▶ [Requirement]: From the line with "Recreate this image" to the line with "import * as", both included, repeat each line exactly and leave out the pictures.

▶ [Exercise data]:
"""

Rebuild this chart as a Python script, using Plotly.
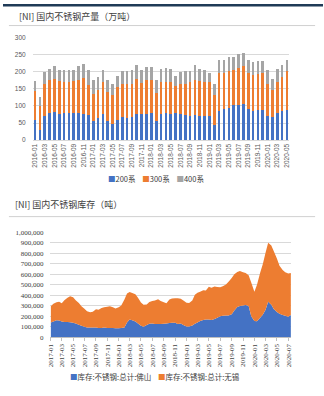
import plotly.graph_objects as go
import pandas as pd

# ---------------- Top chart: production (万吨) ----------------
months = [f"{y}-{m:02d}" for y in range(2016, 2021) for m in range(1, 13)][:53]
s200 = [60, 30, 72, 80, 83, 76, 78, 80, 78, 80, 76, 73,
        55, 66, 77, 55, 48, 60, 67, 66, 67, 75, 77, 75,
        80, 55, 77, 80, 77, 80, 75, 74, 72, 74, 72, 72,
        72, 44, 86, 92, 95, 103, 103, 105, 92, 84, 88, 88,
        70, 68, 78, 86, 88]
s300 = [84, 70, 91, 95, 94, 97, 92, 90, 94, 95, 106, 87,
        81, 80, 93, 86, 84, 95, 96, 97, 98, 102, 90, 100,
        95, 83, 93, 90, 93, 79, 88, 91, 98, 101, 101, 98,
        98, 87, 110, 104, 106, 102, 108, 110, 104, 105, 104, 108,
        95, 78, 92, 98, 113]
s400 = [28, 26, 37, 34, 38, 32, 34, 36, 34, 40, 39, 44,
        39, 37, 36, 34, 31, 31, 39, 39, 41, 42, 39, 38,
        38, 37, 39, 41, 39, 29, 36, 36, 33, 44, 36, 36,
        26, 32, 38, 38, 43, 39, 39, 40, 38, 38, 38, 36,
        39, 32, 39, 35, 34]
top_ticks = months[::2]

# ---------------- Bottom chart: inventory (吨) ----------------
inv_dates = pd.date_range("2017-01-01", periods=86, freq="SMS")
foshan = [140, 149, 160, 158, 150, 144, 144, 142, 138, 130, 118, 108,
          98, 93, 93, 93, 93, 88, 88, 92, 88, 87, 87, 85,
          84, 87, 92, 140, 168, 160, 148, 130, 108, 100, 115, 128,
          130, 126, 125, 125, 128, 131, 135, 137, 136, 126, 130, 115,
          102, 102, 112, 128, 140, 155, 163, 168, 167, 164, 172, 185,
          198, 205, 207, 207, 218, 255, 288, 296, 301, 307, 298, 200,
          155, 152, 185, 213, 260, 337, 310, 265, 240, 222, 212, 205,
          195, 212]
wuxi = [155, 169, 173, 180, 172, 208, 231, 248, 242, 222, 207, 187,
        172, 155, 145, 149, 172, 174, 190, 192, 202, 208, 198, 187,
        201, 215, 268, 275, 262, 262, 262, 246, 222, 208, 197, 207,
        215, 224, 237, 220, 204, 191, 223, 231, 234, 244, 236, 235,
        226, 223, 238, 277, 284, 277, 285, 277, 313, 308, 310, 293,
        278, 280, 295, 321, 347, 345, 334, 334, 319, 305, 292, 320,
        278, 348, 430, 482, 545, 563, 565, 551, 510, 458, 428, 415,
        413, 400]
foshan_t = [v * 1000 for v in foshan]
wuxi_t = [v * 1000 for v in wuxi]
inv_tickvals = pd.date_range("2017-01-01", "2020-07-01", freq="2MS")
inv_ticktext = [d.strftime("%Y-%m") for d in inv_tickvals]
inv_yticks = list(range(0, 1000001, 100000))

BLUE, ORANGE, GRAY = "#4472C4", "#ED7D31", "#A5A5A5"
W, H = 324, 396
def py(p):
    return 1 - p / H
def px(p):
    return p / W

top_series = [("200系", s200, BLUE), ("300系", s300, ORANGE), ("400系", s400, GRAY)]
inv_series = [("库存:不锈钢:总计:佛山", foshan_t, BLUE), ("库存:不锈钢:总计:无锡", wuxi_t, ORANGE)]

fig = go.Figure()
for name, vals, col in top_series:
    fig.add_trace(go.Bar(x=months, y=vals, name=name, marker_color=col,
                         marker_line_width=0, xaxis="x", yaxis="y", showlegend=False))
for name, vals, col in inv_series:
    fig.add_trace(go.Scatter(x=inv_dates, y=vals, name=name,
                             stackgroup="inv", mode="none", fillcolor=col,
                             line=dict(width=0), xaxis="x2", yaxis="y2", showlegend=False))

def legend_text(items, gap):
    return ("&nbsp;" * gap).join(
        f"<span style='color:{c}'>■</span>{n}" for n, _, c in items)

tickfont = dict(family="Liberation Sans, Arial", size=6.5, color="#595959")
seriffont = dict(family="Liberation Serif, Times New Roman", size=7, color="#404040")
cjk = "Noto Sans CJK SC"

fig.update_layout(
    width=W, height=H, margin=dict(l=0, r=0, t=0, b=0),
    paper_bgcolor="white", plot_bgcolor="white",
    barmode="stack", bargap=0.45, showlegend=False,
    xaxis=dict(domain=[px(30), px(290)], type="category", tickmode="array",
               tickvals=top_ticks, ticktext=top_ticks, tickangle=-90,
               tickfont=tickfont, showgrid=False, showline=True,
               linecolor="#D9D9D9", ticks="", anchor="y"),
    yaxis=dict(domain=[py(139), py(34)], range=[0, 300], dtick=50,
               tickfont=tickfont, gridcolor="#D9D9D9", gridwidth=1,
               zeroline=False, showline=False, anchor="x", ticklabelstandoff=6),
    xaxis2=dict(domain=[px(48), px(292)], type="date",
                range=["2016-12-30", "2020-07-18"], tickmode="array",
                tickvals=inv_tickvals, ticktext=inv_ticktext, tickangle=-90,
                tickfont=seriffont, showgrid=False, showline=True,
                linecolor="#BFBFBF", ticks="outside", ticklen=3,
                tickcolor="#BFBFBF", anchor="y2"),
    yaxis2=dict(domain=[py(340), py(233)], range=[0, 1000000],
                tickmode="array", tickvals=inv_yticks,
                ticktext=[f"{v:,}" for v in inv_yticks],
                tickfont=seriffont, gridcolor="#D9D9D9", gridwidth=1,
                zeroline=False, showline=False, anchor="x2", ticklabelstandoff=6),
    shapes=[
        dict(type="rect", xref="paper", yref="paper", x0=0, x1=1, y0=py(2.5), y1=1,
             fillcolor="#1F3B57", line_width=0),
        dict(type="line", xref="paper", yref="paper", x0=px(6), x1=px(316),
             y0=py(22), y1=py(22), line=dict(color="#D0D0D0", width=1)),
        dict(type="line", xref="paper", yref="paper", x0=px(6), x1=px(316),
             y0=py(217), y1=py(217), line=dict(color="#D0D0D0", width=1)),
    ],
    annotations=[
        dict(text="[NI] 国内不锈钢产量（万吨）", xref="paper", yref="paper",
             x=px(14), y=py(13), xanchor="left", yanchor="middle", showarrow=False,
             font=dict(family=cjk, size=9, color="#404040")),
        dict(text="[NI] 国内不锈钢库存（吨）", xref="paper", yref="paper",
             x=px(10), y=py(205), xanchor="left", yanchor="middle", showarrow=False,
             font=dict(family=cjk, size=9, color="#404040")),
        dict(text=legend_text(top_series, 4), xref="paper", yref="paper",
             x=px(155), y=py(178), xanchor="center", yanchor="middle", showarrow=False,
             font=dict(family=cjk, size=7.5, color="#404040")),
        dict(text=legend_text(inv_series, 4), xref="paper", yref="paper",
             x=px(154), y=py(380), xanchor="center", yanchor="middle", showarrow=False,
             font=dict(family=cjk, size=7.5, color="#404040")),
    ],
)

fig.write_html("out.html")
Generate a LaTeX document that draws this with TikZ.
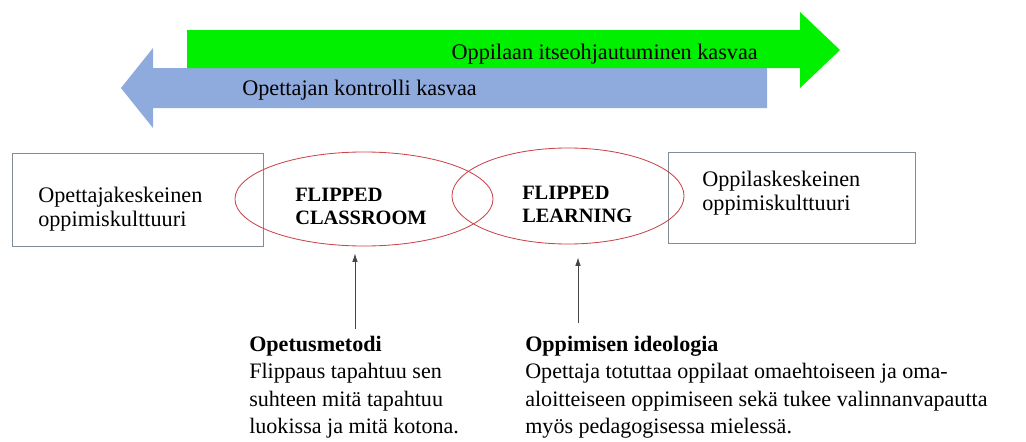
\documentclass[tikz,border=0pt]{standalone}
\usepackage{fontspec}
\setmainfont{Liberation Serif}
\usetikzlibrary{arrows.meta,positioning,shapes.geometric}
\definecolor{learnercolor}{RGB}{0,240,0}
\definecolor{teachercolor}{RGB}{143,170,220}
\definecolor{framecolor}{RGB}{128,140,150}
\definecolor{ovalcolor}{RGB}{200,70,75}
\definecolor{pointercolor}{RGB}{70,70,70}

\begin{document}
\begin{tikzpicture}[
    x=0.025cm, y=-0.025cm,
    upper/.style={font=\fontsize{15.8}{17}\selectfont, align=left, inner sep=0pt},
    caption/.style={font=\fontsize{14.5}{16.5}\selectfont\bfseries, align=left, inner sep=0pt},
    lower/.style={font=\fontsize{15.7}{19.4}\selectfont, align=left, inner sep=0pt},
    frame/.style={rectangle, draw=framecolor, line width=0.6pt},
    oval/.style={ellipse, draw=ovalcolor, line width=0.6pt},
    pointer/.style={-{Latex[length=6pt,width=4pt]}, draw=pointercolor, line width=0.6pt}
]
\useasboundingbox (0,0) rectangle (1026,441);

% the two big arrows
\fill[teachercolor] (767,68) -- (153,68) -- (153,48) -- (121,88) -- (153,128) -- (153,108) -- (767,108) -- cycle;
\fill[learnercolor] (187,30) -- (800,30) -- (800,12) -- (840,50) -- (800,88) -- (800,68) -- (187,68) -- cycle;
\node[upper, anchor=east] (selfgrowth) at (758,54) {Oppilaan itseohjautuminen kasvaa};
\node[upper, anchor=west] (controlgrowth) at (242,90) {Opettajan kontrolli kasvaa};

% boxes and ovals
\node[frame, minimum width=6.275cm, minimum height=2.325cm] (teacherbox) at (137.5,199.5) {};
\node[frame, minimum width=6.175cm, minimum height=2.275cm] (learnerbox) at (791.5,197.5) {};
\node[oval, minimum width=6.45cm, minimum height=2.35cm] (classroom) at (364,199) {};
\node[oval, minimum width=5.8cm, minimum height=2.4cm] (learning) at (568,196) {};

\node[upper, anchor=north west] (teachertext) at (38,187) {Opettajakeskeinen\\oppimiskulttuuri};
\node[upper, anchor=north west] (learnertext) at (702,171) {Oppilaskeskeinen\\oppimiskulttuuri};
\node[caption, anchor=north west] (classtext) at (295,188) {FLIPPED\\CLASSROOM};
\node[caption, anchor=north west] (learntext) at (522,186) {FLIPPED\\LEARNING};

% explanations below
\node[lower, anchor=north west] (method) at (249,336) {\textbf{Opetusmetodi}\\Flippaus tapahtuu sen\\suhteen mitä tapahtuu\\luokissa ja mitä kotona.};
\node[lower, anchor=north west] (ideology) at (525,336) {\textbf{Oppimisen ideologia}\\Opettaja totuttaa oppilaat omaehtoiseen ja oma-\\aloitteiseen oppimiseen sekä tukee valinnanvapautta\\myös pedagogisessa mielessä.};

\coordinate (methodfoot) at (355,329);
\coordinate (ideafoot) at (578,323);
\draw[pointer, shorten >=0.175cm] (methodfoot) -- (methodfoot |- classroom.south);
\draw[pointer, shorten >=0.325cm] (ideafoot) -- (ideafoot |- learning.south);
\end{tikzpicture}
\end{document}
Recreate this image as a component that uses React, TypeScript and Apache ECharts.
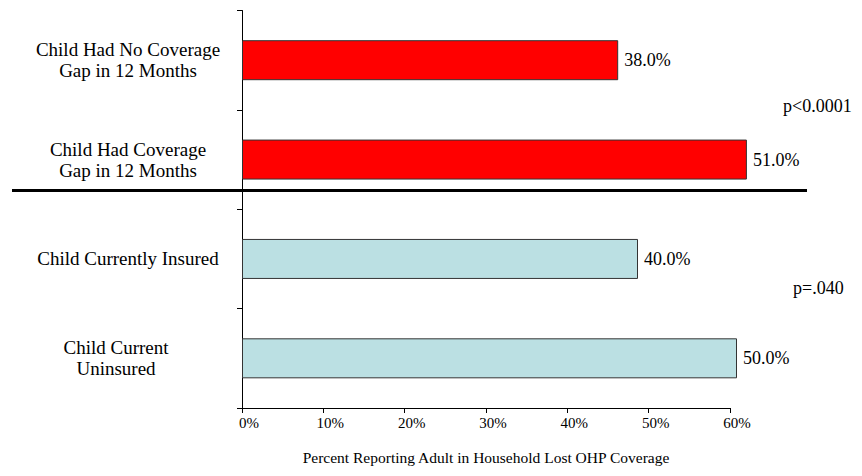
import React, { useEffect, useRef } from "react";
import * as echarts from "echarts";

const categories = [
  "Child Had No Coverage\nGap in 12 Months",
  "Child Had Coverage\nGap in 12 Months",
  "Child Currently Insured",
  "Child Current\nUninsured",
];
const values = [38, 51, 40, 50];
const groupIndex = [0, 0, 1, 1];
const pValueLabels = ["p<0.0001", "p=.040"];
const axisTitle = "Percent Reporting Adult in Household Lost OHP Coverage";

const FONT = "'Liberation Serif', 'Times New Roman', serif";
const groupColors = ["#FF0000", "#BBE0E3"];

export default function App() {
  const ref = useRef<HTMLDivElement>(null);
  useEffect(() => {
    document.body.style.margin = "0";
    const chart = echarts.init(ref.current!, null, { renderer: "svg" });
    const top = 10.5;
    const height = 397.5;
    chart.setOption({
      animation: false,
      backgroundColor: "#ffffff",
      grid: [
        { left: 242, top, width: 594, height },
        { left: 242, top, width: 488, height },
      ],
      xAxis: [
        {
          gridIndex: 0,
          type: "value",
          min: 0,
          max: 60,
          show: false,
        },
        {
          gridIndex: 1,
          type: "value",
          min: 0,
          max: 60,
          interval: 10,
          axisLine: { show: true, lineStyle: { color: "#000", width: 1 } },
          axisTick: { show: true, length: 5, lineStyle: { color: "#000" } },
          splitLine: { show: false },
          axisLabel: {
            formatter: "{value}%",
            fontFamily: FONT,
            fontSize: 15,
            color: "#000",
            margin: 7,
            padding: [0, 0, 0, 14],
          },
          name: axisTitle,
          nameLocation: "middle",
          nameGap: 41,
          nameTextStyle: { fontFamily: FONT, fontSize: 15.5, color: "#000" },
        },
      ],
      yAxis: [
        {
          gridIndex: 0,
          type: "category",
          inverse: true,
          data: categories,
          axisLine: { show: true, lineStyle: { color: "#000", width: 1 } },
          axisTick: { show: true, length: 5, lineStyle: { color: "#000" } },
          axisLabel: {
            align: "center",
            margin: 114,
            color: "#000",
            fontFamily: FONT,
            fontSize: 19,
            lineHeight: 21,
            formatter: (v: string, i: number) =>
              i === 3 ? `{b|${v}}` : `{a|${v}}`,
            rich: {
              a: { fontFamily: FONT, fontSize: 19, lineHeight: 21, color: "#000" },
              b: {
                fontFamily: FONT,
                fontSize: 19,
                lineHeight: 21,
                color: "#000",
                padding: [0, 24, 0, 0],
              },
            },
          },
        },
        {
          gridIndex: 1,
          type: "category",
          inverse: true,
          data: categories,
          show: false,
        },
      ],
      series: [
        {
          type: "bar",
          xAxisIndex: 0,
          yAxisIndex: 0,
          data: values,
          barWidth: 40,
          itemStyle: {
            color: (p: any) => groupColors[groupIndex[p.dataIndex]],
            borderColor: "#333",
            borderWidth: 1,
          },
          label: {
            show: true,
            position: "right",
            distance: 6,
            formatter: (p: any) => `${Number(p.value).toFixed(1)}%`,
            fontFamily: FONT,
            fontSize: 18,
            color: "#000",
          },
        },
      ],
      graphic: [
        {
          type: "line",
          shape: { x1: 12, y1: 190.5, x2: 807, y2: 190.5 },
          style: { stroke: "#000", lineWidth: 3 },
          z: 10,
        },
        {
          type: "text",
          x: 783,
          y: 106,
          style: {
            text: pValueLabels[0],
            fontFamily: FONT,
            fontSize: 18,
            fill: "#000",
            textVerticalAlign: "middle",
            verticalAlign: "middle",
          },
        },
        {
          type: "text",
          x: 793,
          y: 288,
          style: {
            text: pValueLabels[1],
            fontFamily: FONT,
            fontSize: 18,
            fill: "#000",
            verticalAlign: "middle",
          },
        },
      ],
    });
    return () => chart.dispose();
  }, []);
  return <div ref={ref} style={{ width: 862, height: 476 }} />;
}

"""

▶ [Reply to the task]:
Recreate this image as a component that uses React, TypeScript and Apache ECharts.
import React, { useEffect, useRef } from "react";
import * as echarts from "echarts";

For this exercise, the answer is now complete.